I am also thankful for my mother-in-law, who also received me with grace, teaching me to make pie crusts and Norwegian cookies, telling me stories about the Myhre family history and Scott’s childhood, always welcoming me as one of the family.
She had no say in my inclusion, but she accepted me just the same.
My own foray into motherhood did not feel like grace at first. Losing three babies in 1991 and 1992 meant that most people would not have wished me a happy Mother’s Day until 1993. But, in retrospect, I cling to grace, to the reality and substance of it.
Those griefs slammed me up against the stakes of being in a broken world. One can read about the Fall and how we bring forth children in pain. But until one cries over one baby after another, those anciently poetic words are not imbued with raw pain.
And perhaps a tiny sliver of redemption comes as Scott and I led two short worship services this week for friends grieving miscarriage (if you want a liturgy for such, email me).
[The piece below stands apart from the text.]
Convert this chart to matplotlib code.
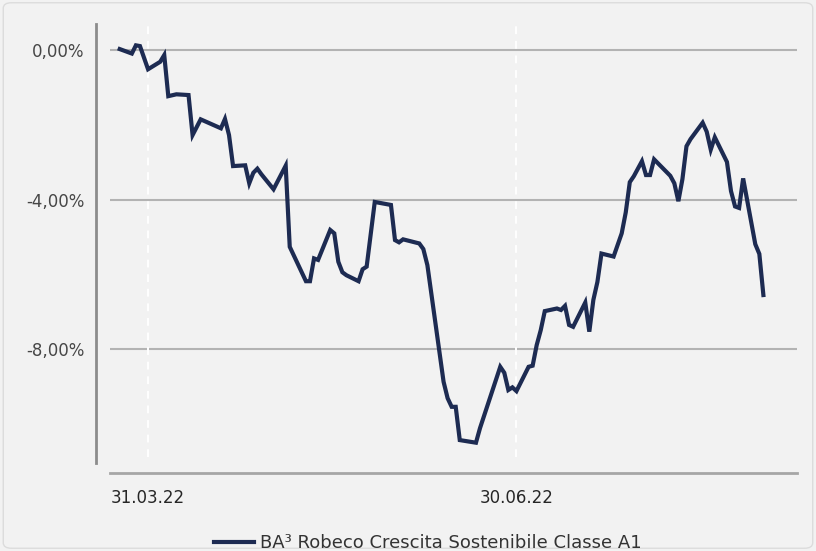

Those heartbreaks cast a shadow of this day of celebrating motherhood, but also remind to be aware of the women around me who long for marriage, or who are married longing for children, or who are conceiving yet losing, or whose children are sick or have died or run away or a thousand other wrinkles in the path we thought would be smooth.
So many of these women in my life are true mothers, caring for so many children with even more grace than the rest of us, children they can not call their own.
And those days fill me with a bittersweet awareness of the tenuous gift I have been given, the grace of having four live, growing, healthy amazing human beings in my life who call me mom.
Much about their gestations, their births, their childhoods, has been touch-and-go. But there is no investment of energy in the last two-plus decades that has been more worthwhile.